When Greg Smith writes about the culture of Goldman — “teamwork, integrity, a spirit of humility” — those are not just empty words. They sound funny from the outside, sure! But “the Goldman way” was drilled into employees and executives in a way that likely has no other workplace equal in intensity outside of perhaps the Marines or the Symbionese Liberation Army. Being self-effacing; saying “we”; sharing credit; posting your working group on developments: people who bucked this process were beaten down until they conformed.
This culture — which also highly valued do-gooding and public service, or at least the ideas of such — is pretty much just brainwashing. (Not bad brainwashing particularly! But all the same.) That state prevents employees from realizing that Goldman’s history of making money at any cost might have always been a part of the culture of the firm.
And you can see how he’s internalized this brainwashing.
I think he truly believes, based on his 2nd paragraph, that if GC serves the interests of their client, they are serving the world. #koolaid
— Judd Greenstein (@juddgreenstein) March 14, 2012
While people in media and other fields are constantly flouncing out and making dramatic pronouncements about the evils of their former employers, breaking publicly with the firm is so completely outside the boundaries of what’s conceivable that this deserves a little more respect that it’s getting. (Although, true too: it would have been nice if he’d been a bit more specific. For him, these are bomb-throwing words; for us, it’s hard to cut through his op-ed to find the meat of the matter. There’s not so much there beside his actual declaration of being betrayed, right?)
Biggest reaction I’m getting from people outside of $GS: “Did Smith just notice that $GS has a corrupt culture?”

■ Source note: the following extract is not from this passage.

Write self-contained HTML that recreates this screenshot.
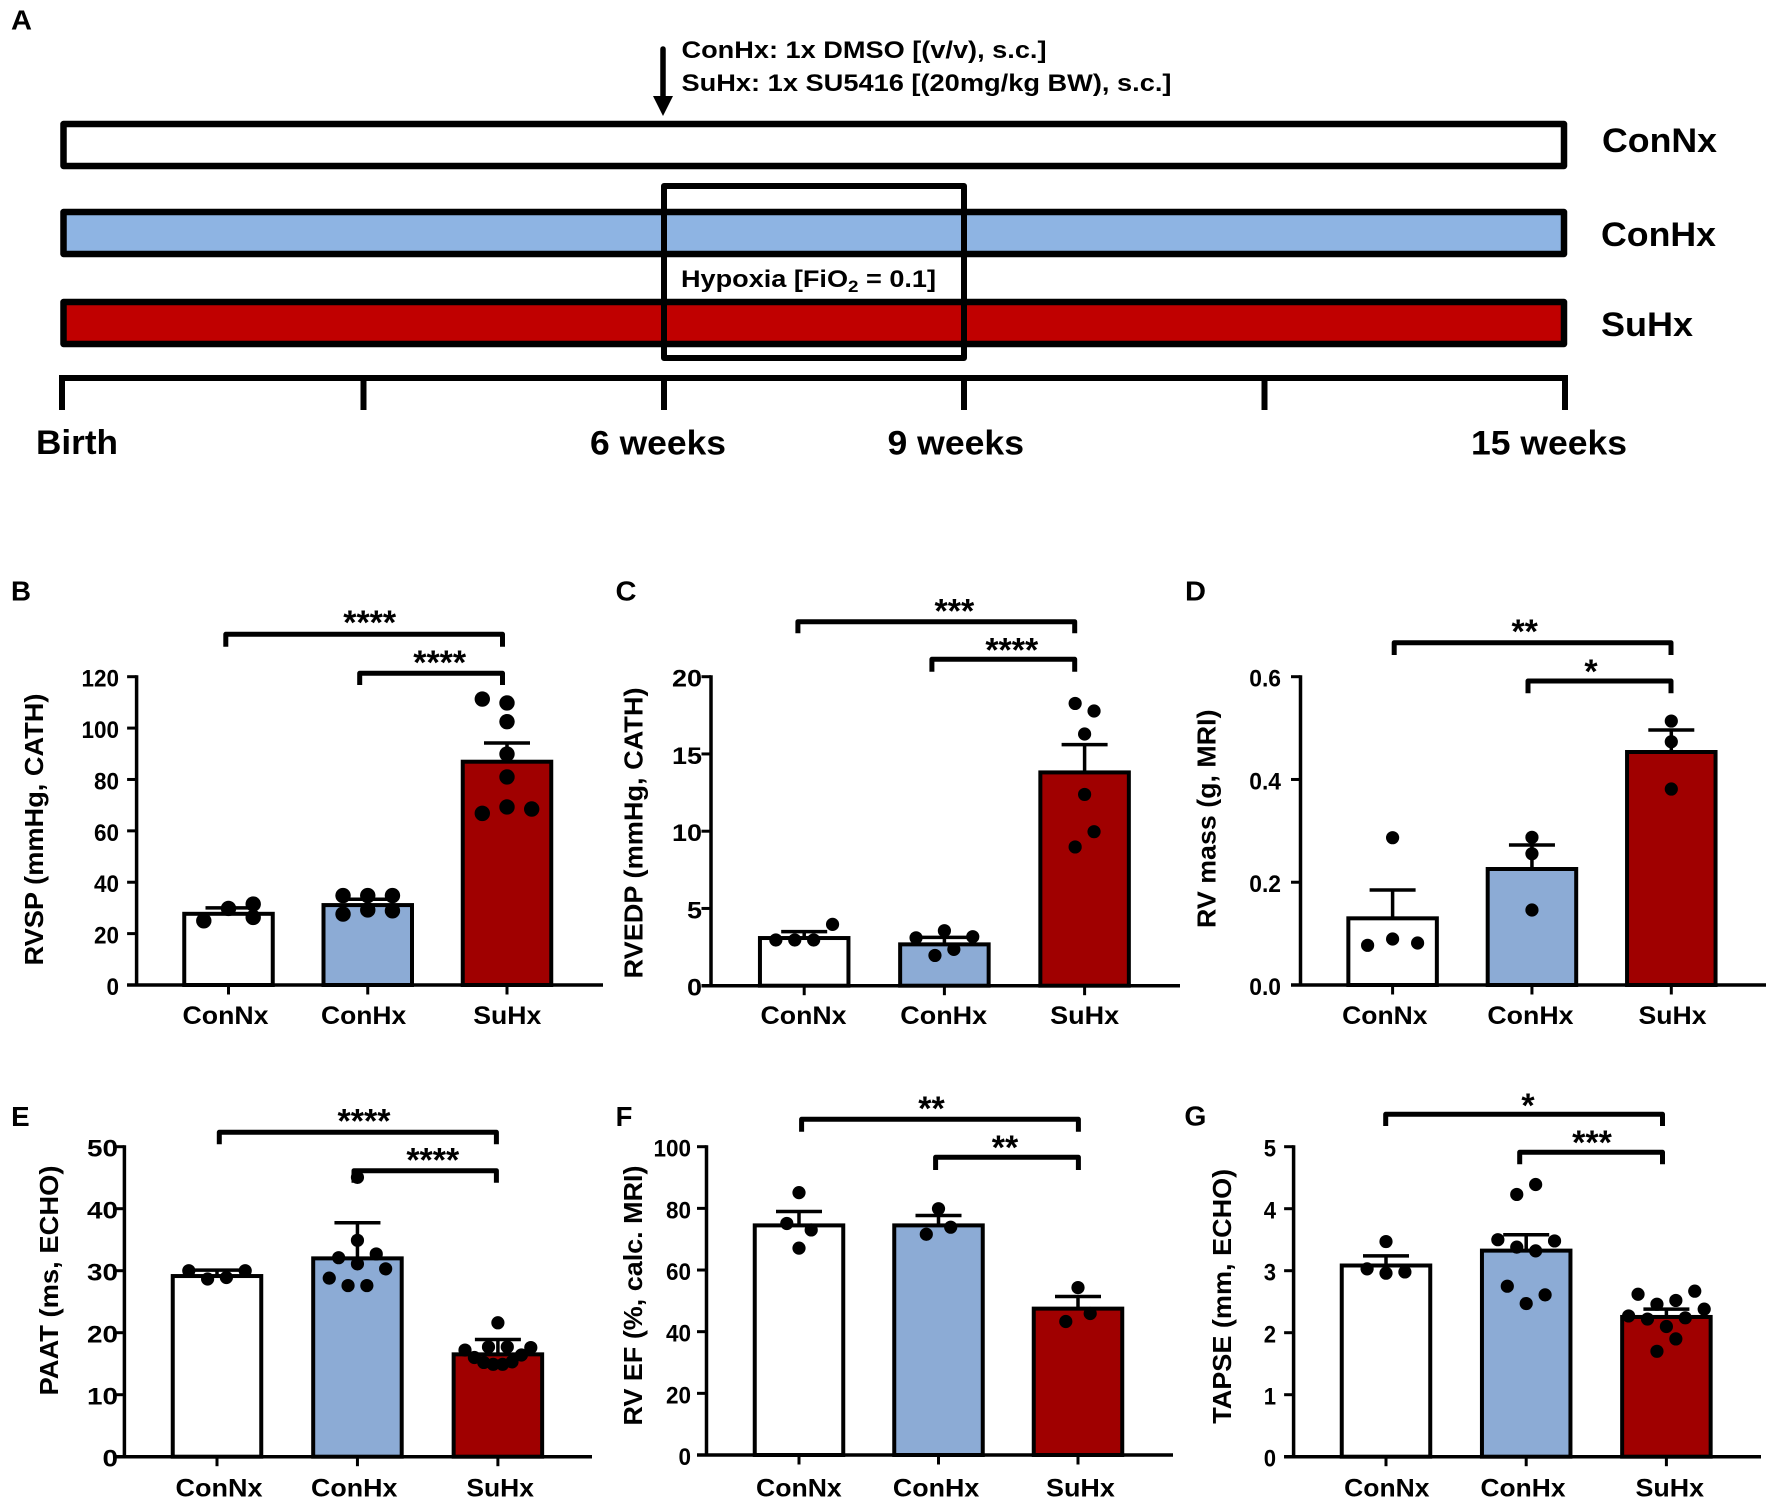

— John Carney (@carney) March 14, 2012
Still, the criticism also overlooks the departure agreements and the like: the contractual leg of the deep culture of privacy. When people depart the firm — willingly or unwillingly — the enormous agreements, obviously, forbid people from speaking about the firm. (In fact, the termination agreements for layoffs said that former employees would forego any promised compensation not just if they spoke about the firm in any way but would forego payments in a number of other circumstances, including just being charged with a crime.) While I’m sure Smith isn’t in the slightest hurting for money, he is now considered the ultimate traitor.
This is a firm that researches its opponents as deeply as any mafia. This is a firm that thinks nothing of sending a former programmer to jail because he was trying to back up some opensource software and included chunks of what the firm considered proprietary software; they stopped at nothing to ruin him along the way. This is a firm that’s been nearshoring in Utah for years, so as to capture a highly immobile and not coincidentally highly moral worker population. This is a firm that got vast, disgusting concessions from the City of New York because they pretended they were going to move out of downtown — and then, even after receiving them, expanded their New Jersey headcount, due to more concessions on the other side of the river. This is a firm that practices surveillance-level research on its negotiation counterparties, and has no qualms about bringing their information and forensics to bear in negotiations.
While many of us feel like this is just another tardy confirmation of what we all already knew — which, well, it is! — this is still incredibly damaging for the firm. Goldman’s reputation right now is, rather deservedly, fairly terrible. Anyone who’s previously worked there who’s brought up their former employer in public has been, over the last two years, subject to actual face-to-face scorn. (Which is probably for the best! Society should shame those who damage it!)
Traders and hedgies are reading Greg Smith’s Dear Goldman letter in utter confusion. “Wait. You mean those things are wrong?”
— Epicurean Dealmaker (@EpicureanDeal) March 14, 2012
But the venue of the Times gives rich people — actual Goldman clients, who don’t read Rolling Stone, or our stupid blogs and snippy Twitter accounts — something to have their assistants print out. They’ll actually read this, and they have phones on their private planes to call their friends.
Meanwhile, the Internet will do what it does best.
The “Greg Smith as hero” narrative will shift over to the “Counterintuitive takedowns of Greg Smith” narrative by the end of the day.